Misia, la femme de Sert, peinte ici par Renoir en 1904. Elle fut aussi le modèle de Bonnard, Lautrec et Vuillard.
Misia, la femme de Sert, peinte ici par Renoir en 1904. Elle fut aussi le modèle de Bonnard, Lautrec et Vuillard. Crédits photo : RENOIR, Pierre-Auguste (1841-1919)/© Iberfoto / Photoaisa / Roger-Viollet

 

Sert va bientôt peaufiner sa méthode en utilisant des mannequins articulés en bois, plus malléables que les santons. La prise de vue est faite sous des angles multiples, avec des éclairages et des cadrages différents. Cette technique, qui lui est propre et qui n'a pas toujours été suffisamment signalée, plonge les fresques dans une atmosphère enrichie par des jeux de perspective et des contrastes audacieux entre ombres et lumières. L'artiste reçoit des commandes de plus en plus prestigieuses. Il travaille dans son atelier parisien de la villa Ségur, derrière le Champ-de-Mars, à d'immenses toiles que l'on retrouve en Espagne, en Angleterre, à New York, à Chicago, à Genève, à Buenos Aires et, bien sûr, à Paris. En 1924, Misia et Sert s'envolent à destination de New York pour assister au vernissage de l'exposition que lui organise la galerie Wildenstein.

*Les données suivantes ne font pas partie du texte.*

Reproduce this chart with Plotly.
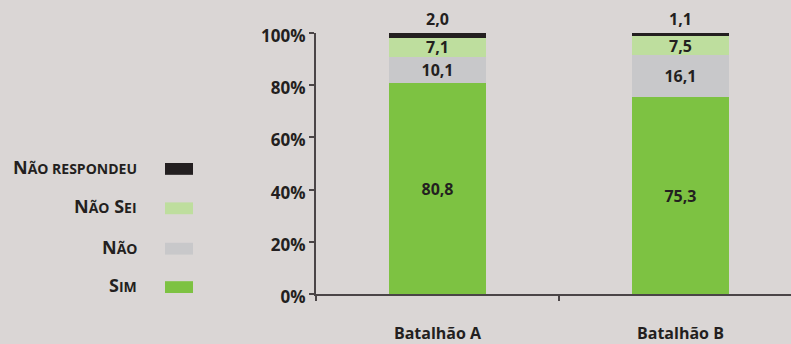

A son retour, il s'attelle à nouveau à sa grande oeuvre, la cathédrale de Vic, en Catalogne, qui, avec ses dizaines de chapelles, ses trois nefs de près de 70 mètres de long et ses 35 mètres sous coupole, lui a demandé un effort surhumain. Elle avait été la première commande monumentale de Sert, mais elle sera incendiée en 1936. Reconstruite, la cathédrale sera son tombeau peu de temps après son inauguration et la mort de Sert en 1945.L'histoire de l'art s'écrira sans José María Sert, rapidement tombé dans l'oubli. En décalage avec l'art de son temps, il s'était attardé à peindre de grands polyptyques et à brosser de vastes mises en scène alors que l'abstraction dominait la vie artistique. Mais pourquoi l'histoire de la peinture serait-elle monolithique? Echappant aux diktats de la mode, Sert restera l'unique peintre décorateur du XXe siècle, pétri de références à la grande tradition, revendiquant jusqu'au bout l'originalité de son art. 

«José María Sert, le Titan à l'oeuvre», Petit Palais, avenue Winston-Churchill, 75008 Paris, jusqu'au 5 août 2012.
«Misia, reine de Paris», musée d'Orsay, 75007 Paris, du 12 juin au 9 septembre 2012.